How to explain Sarah Palin? How did this Alaskan huntress throw the presidential race out of kilter with a half-hour speech?
Prior to "the speech" Sarah Palin had been the subject of lurid rumors. The media had placed her at the center of an intense family drama. (I wrote about it last week in a post entitled: Drama on the Right.) Her speech did not make it all go away, but it did inoculate her against further attempts to obscure her record and confuse the Republican campaign.
Why so? Because she defied stereotyping and mythmaking. Is she the ultimate feminist, a post-feminist icon, or simply antediluvian?
Or else, why not say that Sarah Palin reached out to the American people, cut through the fog of media images, looked people in the eye, and became everyone's good friend.
The public liked Sarah Palin. They saw her as their friend and neighbor, a familiar presence they could trust. And this made it more difficult to criticize her. People do not take kindly to direct attacks on their friends.
Now the attacks are tinged with desperation. She has been called a witch and a dominatrix-- to each his own fantasy-- and even Obama, who knows better, seemed to compare her to a porcine being.
The attacks also did not work because, as Democratic consultant and columnist Kirsten Powers noted, they were disrespectful.Calling the governor of a state a mayor is demeaning.
Sarah Palin also resonated because she seemed to be something new and different on the American political scene. I would call her: a woman in full.
Up there on the stage, in the floodlights, surrounded by cheering throngs, she was not a persona. We were not watching an image crafted for the political stage. Here was someone for whom the ridiculous word personhood seemed largely inadequate.
She was who she was. The word that seemed to fit her best, as many noted, was: "real."
Sarah Palin is a woman in full in the sense that she has had a full life as a woman. Wife, mother, huntress, marathon runner, mayor, governor... she was all that, and she still had sex appeal.
"Sexy" is not the term people associate with very many female politicians. Some do not seem to have it; some hide it well. But few women with important jobs seem to exude sexual self-confidence, a sex appeal that is not contrived.
It's easy to understand why this should be so. People assume that feminine sex appeal is antithetical to the exercise of power. Women often believe that they will not be able to lead if they do not emulate male leadership styles. They fear that a hint of cleavage, a flash of leg, will detract from their professional demeanor.
To some extent they are probably right.
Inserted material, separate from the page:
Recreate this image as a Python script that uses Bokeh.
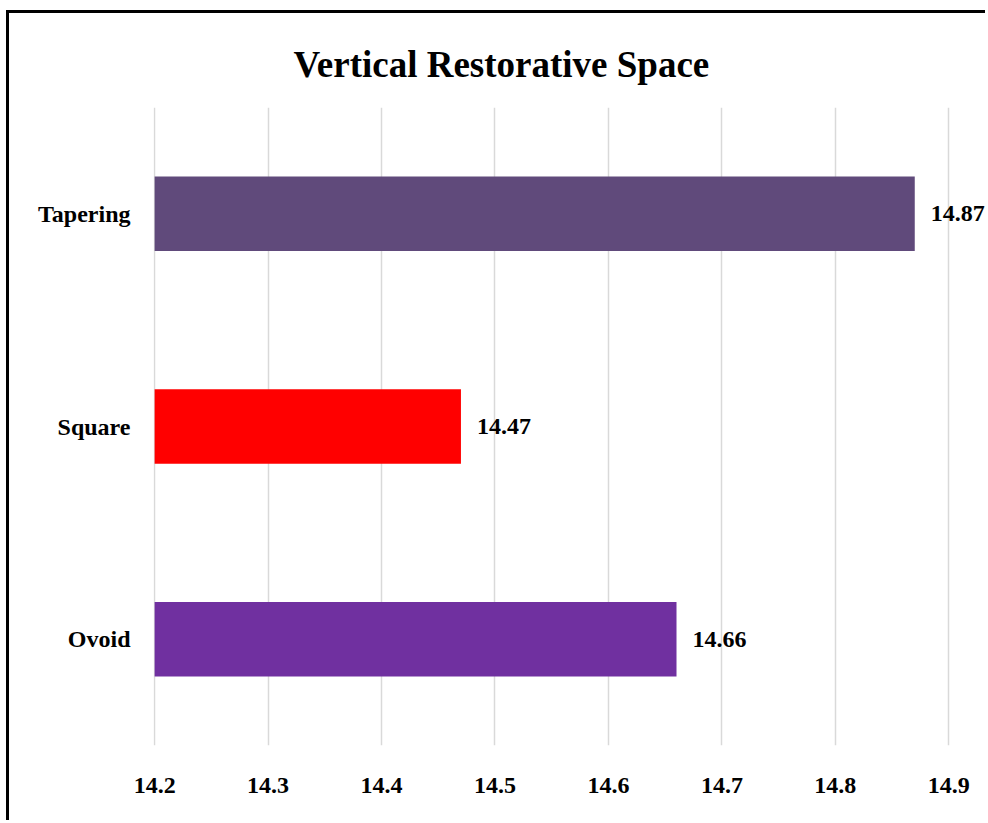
from bokeh.plotting import figure
from bokeh.models import (ColumnDataSource, FactorRange, Range1d, FixedTicker,
                          LabelSet)
from bokeh.embed import file_html
from bokeh.resources import INLINE

# Data
categories = ["Ovoid", "Square", "Tapering"]
values = [14.66, 14.47, 14.87]
colors = ["#7030A0", "#FF0000", "#604A7B"]
x_ticks = [14.2, 14.3, 14.4, 14.5, 14.6, 14.7, 14.8, 14.9]
baseline = 14.2

FONT = "Liberation Serif"

source = ColumnDataSource(data=dict(
    cat=categories,
    val=values,
    base=[baseline] * len(values),
    color=colors,
    label=[f"{v:.2f}" for v in values],
))

p = figure(
    width=979, height=810,
    y_range=FactorRange(factors=categories),
    x_range=Range1d(14.199, 14.935),
    output_backend="svg", toolbar_location=None,
    min_border_left=144, min_border_right=0,
    min_border_top=94, min_border_bottom=78,
    title="Vertical Restorative Space",
)

# Outer chart frame (left and top edges visible in the window)
p.styles = {
    "border-left": "3px solid black",
    "border-top": "3px solid black",
    "margin-left": "6px",
    "margin-top": "10px",
}

p.title.align = "left"
p.title.offset = 140
p.title.standoff = 46
p.title.text_font = FONT
p.title.text_font_style = "bold"
p.title.text_font_size = "37px"
p.title.text_color = "black"

p.hbar(y="cat", left="base", right="val", height=0.35,
       fill_color="color", line_color=None, source=source)

labels = LabelSet(x="val", y="cat", text="label", source=source,
                  x_offset=16, text_baseline="middle", text_align="left",
                  text_font=FONT, text_font_style="bold",
                  text_font_size="24px", text_color="black")
p.add_layout(labels)

# Axes
p.xaxis.ticker = FixedTicker(ticks=x_ticks)
p.xaxis.major_label_overrides = {t: f"{t:.1f}" for t in x_ticks}
for ax in (p.xaxis, p.yaxis):
    ax.axis_line_color = None
    ax.major_tick_line_color = None
    ax.minor_tick_line_color = None
    ax.major_label_text_font = FONT
    ax.major_label_text_font_style = "bold"
    ax.major_label_text_font_size = "24px"
    ax.major_label_text_color = "black"
p.xaxis.major_label_standoff = 26
p.yaxis.major_label_standoff = 17

p.xgrid.ticker = FixedTicker(ticks=x_ticks)
p.xgrid.grid_line_color = "#D9D9D9"
p.xgrid.grid_line_width = 1.5
p.ygrid.grid_line_color = None

p.outline_line_color = None
p.background_fill_color = "white"
p.border_fill_color = "white"

open("out.html", "w").write(file_html(p, INLINE))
In another, they are reinforcing a stereotype.
Sarah Palin broke the stereotype by being a successful and popular governor without being an ersatz man. She understood that you cannot show leadership by pretending to be someone you're not.
How many women would be more involved in their careers, and would compete for advancement more seriously if they felt that they could do it without leaving their femininity outside of the board room?
Leadership is about getting other people to do things. If you bark orders and no one follows them, you are not a leader. If you wink and smile and people do their jobs more effectively, then you are a leader.
For now Sarah Palin also seems to have redefined toughness.
It is not about macho bravado or empty assertions of self or constant criticizing and complaining. All of these make you look defensive and weak.
Toughness involves being good to your word and holding your ground. It involves saying what you are going to do and then doing it.
But toughness also involves confidence, poise, and composure. When you walk on a stage in front of tens of millions of people and deliver a speech, that as former San Francisco mayor Willie Brown put it, makes you sound like you are chatting with the meter maid, you are tough.
And her speech was political hardball. Palin might have used a soft touch, but she was certainly going for the jugular... with charm.
Where does the confidence come from? Surely not from an extreme makeover. I would assume that Sarah Palin shows confidence because she has accomplished some things as mayor and governor. Hers is not the empty self-puffery of the self-esteem movement.
In reaction, many pundits have been trying to ignore her record and her achievements. They have been trying to denigrate her as a woman.
Palin has been accused of not being a good mother, of not supervising her pregnant teen-aged daughter, and of neglecting her special need baby.
But why, pray tell, have they all assumed that only a child's mother can raise him or her. Didn't they read: "It Takes a Village" where the author famously argued that members of extended families and neighbors have always cooperated in raising children?
Some critics have argued that there is something essential to the bond a child forms with a mother. They have said that a mother's place cannot be duplicated or imitated by a father. Point taken. But have they forgotten that other women can and always have filled in for working mothers, and even for stay-at-home mothers?
And then there is the argument that if Sarah Palin takes a larger job than governor of Alaska, her family will suffer. As a friend once told me, you cannot be both a great mother and a great professional. Of course, it is equally impossible to be a great father and a great professional.
But who said that you have to be great at everything you do. Perhaps we make nurturance more decisive than it really is. A famous psychoanalyst once said that when it came to parenting, "good enough" was fine.
Even if parents do not spend as much time as they would like with their children, even if they cannot put as much energy as they would wish into raising them, this does not mean that their choice is merely a loss for their children.
Parents who work harder often succeed more than those who do not. And the advantages that accrue to a family from parental success in the outside world surely offset the disadvantages of not having Dad around to play catch after school.